Our goal for the day was to safely get ourselves to the Great Harbor Cay Marina and clear customs. After breakfast, Brian called the dockmaster on the VHF. “We’d like to come into the harbor for fuel and customs,” he stated. “Fuel is on the right as you come in, marina is around the corner take the first empty slip,” was the reply. Ok, that sounds simple. Again using the charts and depth sounder we kept to the channel. As the guidebook forewarned there were missing navigational markers, but our chart seemed to be dead-on. We were quickly getting acclimated to the clear view of the bottom through the water. We entered the harbor through a rock wall lined channel and peeking around the corner we spotted the fuel dock. Hmm, how exactly do we dock? There was a long, high dock extending out between several pilings. It seemed logical to just tie up along the end of the dock, so that is what we did. The gentleman helping us informed us that people usually pull into the slips, now visible on either side of that long dock. “This is ok,” he reassured us. We must have made an entertaining morning for him! The fuel dock is also the fuel station for cars, it is open daily until 12:00pm.

After fueling, we made our way into the harbor and found the Great Harbor Cay Marina. Two gentlemen were waiting at the slip to assist us. While docking, I got a quick lesson on how to rig a spring line (Brian usually does this but of course he cannot drive and rig lines simultaneously). Settled at the dock, the dockmaster provided customs paperwork and I got down to business completing multiple copies with our information. I think I now have our documentation number memorized as well as our gross tonnage (8), net tonnage (7), length (32), width (11), and engine horsepower (55). Once completed we waited for customs to arrive. They came and reviewed our paperwork and took our fee of $300 (still being debated whether boats 35ft and under are $150 or $300). All clear!


Next we found internet access at the marina office and sent off messages to our parents letting them know we were docked, cleared, and A-OK. We returned the iPad to the boat before we set out exploring and were treated to three manatees swimming by. They were so strange! Their tails reminded me of a beaver tail and they barely moved as they floated by. I was able to capture them just in the knick of time.

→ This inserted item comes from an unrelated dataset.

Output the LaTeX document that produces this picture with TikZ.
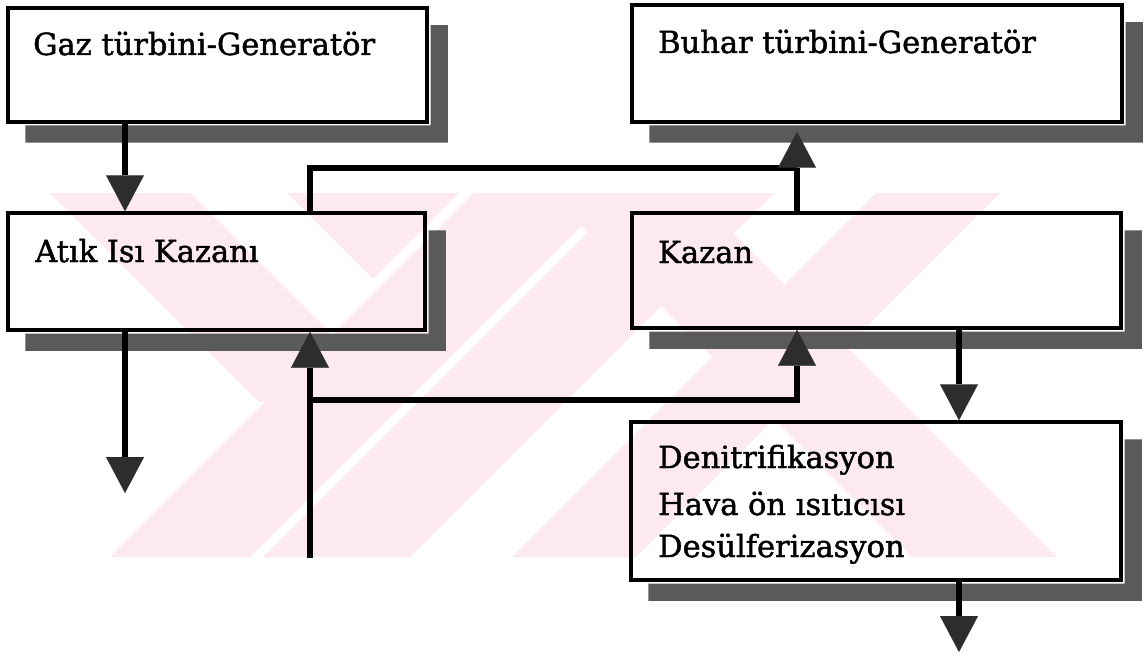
\documentclass[tikz,border=0pt]{standalone}
\usepackage{fontspec}
\setmainfont{DejaVu Serif}[FakeBold=1.4]
\usetikzlibrary{arrows.meta}
\definecolor{wm}{RGB}{253,234,238}
\definecolor{shc}{RGB}{90,90,90}
\definecolor{headc}{RGB}{45,45,45}
\tikzset{
  box/.style={draw=black, line width=3.5pt, inner sep=0pt, rectangle},
  lbl/.style={inner sep=0pt, anchor=base west, font=\fontsize{30.5}{36}\selectfont},
  conn/.style={draw=black, line width=6pt, line join=miter},
  arr/.style={conn, -{Triangle[width=38pt,length=36pt,line width=0.1pt,color=headc]}},
}
\begin{document}
\begin{tikzpicture}[x=1pt,y=-1pt]
\fill[white] (0,0) rectangle (1146,658);
\useasboundingbox (0,0) rectangle (1146,658);
% watermark
\fill[wm] (50,193) -- (190,193) -- (399,402) -- (259,402) -- cycle;
\fill[wm] (110,557) -- (250,557) -- (614,193) -- (474,193) -- cycle;
\fill[wm] (263,557) -- (410,557) -- (774,193) -- (627,193) -- cycle;
\fill[wm] (287,193) -- (459,193) -- (373,279) -- cycle;
\fill[wm] (548,193) -- (693,193) -- (1057,557) -- (912,557) -- cycle;
\fill[wm] (512,557) -- (636,557) -- (1000,193) -- (876,193) -- cycle;
% boxes
\node[box, minimum width=419pt, minimum height=114pt] (gaz) at (217.5,65) {};
\node[box, minimum width=490pt, minimum height=117pt] (buhar) at (877,63.5) {};
\node[box, minimum width=417pt, minimum height=117pt] (atik) at (216.5,271.5) {};
\node[box, minimum width=489pt, minimum height=115pt] (kazan) at (876.5,270.5) {};
\node[box, minimum width=490pt, minimum height=158pt] (denit) at (876,501) {};
% shadows (L-shaped, right and below each box)
\foreach \b in {gaz,buhar,atik,kazan,denit}{
  \fill[shc] ([shift={(1.75,19)}]\b.north east) -- ([shift={(19,19)}]\b.north east)
    -- ([shift={(19,19)}]\b.south east) -- ([shift={(19,19)}]\b.south west)
    -- ([shift={(19,1.75)}]\b.south west) -- ([shift={(1.75,1.75)}]\b.south east) -- cycle;
}
% labels
\node[lbl] (gazt) at (33,55) {Gaz türbini-Generatör};
\node[lbl] (buhart) at (658,53) {Buhar türbini-Generatör};
\node[lbl] (atikt) at (35,262) {Atık Isı Kazanı};
\node[lbl] (kazant) at (658,263) {Kazan};
\node[lbl] (d1) at (658,468) {Denitrifikasyon};
\node[lbl] (d2) at (658,515) {Hava ön ısıtıcısı};
\node[lbl] (d3) at (658,557) {Desülferizasyon};
% connector coordinates
\coordinate (xa) at (125,0);
\coordinate (xb) at (310,0);
\coordinate (xc) at (797,0);
\coordinate (xd) at (959,0);
\coordinate (out1) at (125,493);
\coordinate (in1) at (310,558);
\coordinate (j1) at (310,400);
\coordinate (j2) at (310,168);
\coordinate (out2) at (959,652);
% connectors
\draw[arr] (gaz.south -| xa) -- (atik.north -| xa);
\draw[arr] (atik.south -| xa) -- (out1);
\draw[arr] (in1) -- (atik.south -| xb);
\draw[arr] (j1) -| (kazan.south -| xc);
\draw[conn] (kazan.north -| xc) -- (j2 -| xc);
\draw[arr, shorten >=8pt] (atik.north -| xb) -- (j2) -| (buhar.south -| xc);
\draw[arr] (kazan.south -| xd) -- (denit.north -| xd);
\draw[arr] (denit.south -| xd) -- (out2);
\end{tikzpicture}
\end{document}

Brian and I set out walking in search of the Beach Club with only spoken directions from one of the marina staff, James. It was great to stretch our legs after another four days on the boat. It was warm, but not too hot, and we took in our new scenery. Along the way a car stopped and a very friendly woman, Andrea, offered us a ride with her to the Flats. “Great, thanks!” We hopped into the car and got acquainted with Andrea. She and her family have been wintering at the Bahamas since the 80’s; this year she is here with her parents and her siblings and nieces and nephews come and go as they are able. They have a condo that is exactly across from our boat’s slip at the marina. We arrived at the Flats, a beautiful stretch of sandbar at low tide. We walked in the warm water and searched the beach for sea shells and sand dollars. Andrea was a pro at finding sand dollars.




Afterward, Andrea drove us to the Beach Club and then into town to show us where the grocery store, liquor store, and hardware store are. She drove us back to the marina and we welcomed her aboard Rode Trip. What a great start to our Berry Island explorations!